### Written task
Scan the lines below; pull out those with "this".

### The data
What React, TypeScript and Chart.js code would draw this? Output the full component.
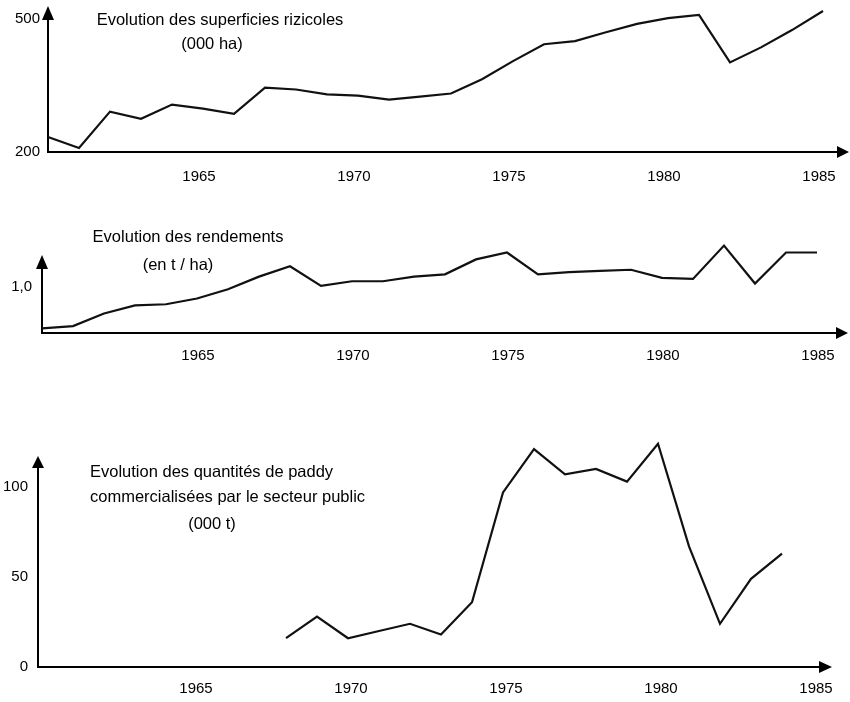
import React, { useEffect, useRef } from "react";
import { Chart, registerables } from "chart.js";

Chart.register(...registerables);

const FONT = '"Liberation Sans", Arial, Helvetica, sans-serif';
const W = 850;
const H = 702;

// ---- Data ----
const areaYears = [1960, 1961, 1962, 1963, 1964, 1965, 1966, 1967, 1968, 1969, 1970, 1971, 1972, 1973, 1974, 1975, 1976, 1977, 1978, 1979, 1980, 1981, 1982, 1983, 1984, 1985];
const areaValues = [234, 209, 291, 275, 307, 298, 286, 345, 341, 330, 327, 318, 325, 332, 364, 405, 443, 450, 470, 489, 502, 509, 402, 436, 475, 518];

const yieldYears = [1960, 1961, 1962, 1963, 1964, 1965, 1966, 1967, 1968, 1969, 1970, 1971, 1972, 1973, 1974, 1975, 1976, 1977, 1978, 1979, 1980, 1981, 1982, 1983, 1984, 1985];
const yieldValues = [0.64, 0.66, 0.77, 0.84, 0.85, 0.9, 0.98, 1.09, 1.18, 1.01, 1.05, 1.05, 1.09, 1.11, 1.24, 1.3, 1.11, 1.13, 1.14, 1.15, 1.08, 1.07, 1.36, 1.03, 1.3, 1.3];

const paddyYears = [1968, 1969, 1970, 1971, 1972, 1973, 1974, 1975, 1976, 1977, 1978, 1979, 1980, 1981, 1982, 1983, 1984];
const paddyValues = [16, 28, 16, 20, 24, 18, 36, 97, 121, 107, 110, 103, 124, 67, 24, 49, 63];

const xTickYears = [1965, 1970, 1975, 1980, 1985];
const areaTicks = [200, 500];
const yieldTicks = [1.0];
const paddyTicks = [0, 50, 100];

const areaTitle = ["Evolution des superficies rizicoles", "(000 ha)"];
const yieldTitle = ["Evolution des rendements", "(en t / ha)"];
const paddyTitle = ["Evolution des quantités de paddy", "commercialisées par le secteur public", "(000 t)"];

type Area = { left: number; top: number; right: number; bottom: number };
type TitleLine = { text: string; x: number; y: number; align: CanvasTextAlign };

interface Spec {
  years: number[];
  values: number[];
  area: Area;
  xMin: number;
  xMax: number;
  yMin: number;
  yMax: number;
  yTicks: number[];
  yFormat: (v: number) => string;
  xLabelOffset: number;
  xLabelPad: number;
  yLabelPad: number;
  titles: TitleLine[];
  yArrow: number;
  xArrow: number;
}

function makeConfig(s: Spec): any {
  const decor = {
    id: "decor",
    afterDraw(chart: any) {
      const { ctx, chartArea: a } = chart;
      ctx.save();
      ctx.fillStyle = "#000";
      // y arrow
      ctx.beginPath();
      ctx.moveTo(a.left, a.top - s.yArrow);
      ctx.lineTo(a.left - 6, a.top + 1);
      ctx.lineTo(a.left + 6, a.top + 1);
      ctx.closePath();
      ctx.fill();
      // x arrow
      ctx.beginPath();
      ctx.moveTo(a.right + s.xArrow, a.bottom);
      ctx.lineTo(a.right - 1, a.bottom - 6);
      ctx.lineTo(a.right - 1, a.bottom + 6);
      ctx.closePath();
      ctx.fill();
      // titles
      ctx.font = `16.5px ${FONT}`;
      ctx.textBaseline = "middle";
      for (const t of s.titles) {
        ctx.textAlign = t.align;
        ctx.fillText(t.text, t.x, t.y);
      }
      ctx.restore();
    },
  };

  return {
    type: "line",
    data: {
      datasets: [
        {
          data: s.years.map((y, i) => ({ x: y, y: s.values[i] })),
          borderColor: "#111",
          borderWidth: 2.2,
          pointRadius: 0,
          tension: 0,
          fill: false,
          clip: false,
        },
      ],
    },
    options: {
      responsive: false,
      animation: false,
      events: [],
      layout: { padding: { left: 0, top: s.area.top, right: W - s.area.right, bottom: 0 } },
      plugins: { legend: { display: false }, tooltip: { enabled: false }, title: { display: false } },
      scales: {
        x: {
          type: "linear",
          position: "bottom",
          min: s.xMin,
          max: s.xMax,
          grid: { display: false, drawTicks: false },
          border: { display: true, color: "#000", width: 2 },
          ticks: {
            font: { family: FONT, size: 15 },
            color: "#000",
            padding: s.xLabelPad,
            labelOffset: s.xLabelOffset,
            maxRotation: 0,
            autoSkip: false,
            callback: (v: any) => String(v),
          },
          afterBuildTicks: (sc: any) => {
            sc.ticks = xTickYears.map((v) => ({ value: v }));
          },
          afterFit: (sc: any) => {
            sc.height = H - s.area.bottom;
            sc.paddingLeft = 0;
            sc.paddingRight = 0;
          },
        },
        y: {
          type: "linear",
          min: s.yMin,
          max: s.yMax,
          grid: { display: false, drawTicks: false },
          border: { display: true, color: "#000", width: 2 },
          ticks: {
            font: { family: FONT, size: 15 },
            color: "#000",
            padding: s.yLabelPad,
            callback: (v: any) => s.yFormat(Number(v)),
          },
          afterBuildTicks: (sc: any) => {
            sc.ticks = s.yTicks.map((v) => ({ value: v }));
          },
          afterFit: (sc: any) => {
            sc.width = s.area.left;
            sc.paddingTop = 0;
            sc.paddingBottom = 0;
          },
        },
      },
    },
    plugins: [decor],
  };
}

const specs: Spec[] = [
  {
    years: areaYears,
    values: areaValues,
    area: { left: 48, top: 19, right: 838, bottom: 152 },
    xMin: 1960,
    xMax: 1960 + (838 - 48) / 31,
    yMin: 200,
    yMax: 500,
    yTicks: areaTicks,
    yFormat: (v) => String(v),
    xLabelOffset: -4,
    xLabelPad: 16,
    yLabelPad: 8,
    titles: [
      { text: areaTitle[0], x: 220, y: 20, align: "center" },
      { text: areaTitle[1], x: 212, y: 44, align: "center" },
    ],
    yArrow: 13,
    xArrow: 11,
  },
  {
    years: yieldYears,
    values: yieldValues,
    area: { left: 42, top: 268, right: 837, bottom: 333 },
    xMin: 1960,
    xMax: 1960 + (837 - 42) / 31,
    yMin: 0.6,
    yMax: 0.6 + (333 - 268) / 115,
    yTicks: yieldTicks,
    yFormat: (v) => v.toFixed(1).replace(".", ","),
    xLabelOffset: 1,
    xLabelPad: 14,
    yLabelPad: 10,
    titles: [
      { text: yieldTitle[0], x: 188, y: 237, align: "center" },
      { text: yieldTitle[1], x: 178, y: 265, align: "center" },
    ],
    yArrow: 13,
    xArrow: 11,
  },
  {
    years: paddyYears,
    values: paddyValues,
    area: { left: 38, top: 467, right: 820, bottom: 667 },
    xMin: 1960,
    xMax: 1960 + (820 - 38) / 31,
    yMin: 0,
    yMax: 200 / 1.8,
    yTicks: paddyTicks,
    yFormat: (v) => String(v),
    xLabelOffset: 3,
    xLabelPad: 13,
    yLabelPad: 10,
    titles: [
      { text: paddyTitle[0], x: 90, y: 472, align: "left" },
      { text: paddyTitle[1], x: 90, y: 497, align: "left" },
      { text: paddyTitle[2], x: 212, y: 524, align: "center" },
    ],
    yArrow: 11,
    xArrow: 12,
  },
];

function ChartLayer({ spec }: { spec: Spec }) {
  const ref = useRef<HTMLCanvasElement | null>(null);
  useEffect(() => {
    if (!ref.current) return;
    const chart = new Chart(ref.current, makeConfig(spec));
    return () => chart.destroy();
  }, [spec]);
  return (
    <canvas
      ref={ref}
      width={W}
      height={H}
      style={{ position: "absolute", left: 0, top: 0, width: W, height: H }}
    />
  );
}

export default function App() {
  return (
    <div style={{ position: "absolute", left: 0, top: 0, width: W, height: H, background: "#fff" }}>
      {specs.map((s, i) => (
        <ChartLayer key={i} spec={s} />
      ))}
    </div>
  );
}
...
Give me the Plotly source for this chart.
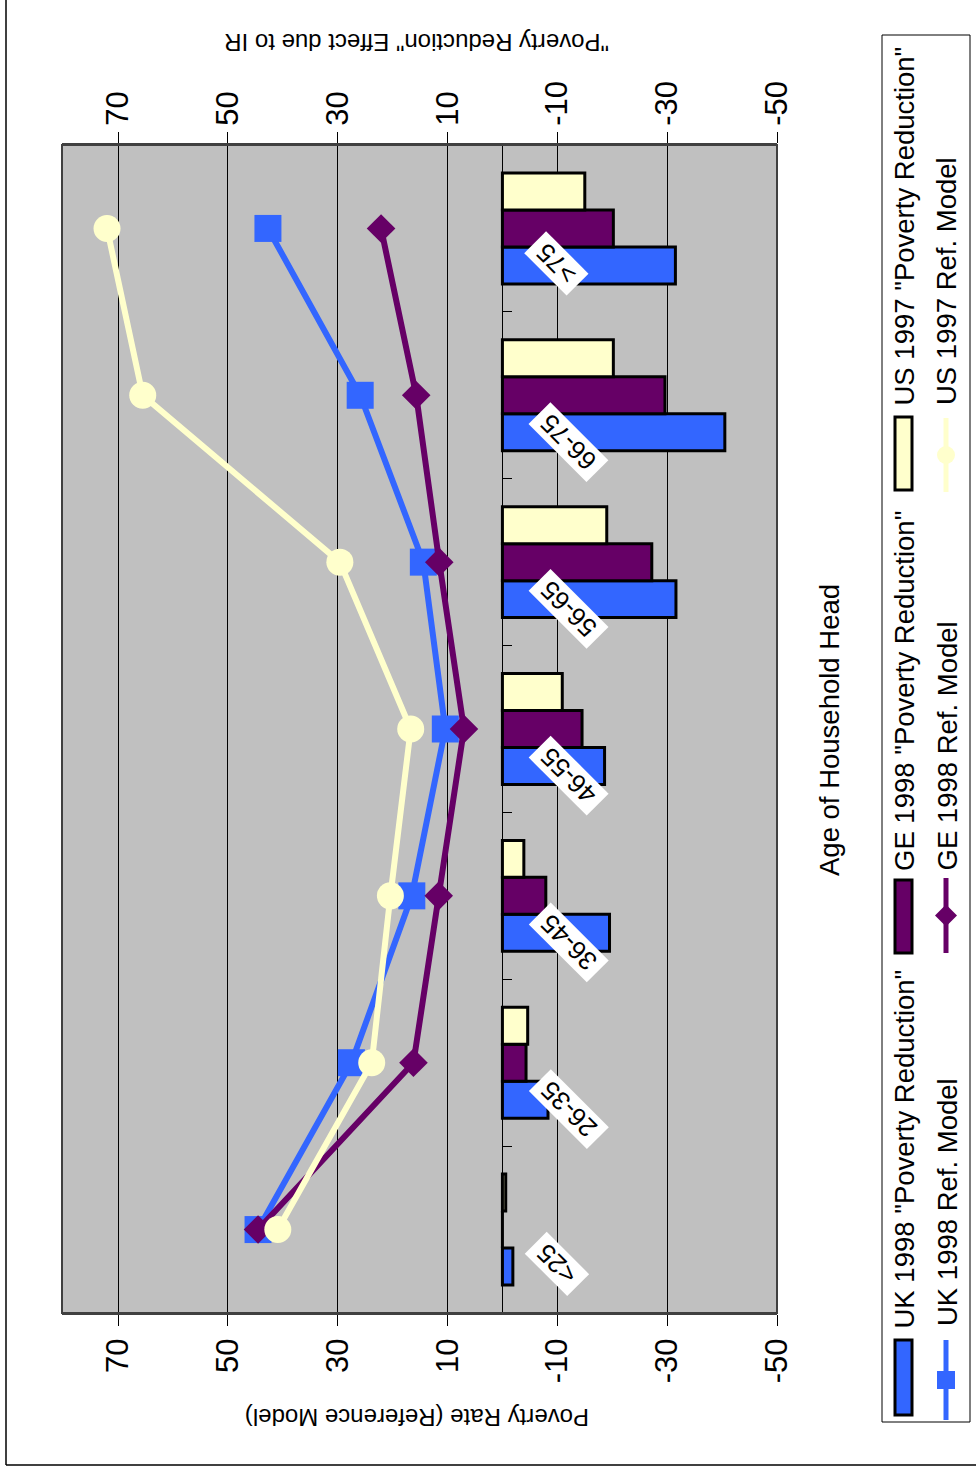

### The response
What React, TypeScript and Chart.js code would draw this? Output the full component.
Give me the Plotly source for this chart.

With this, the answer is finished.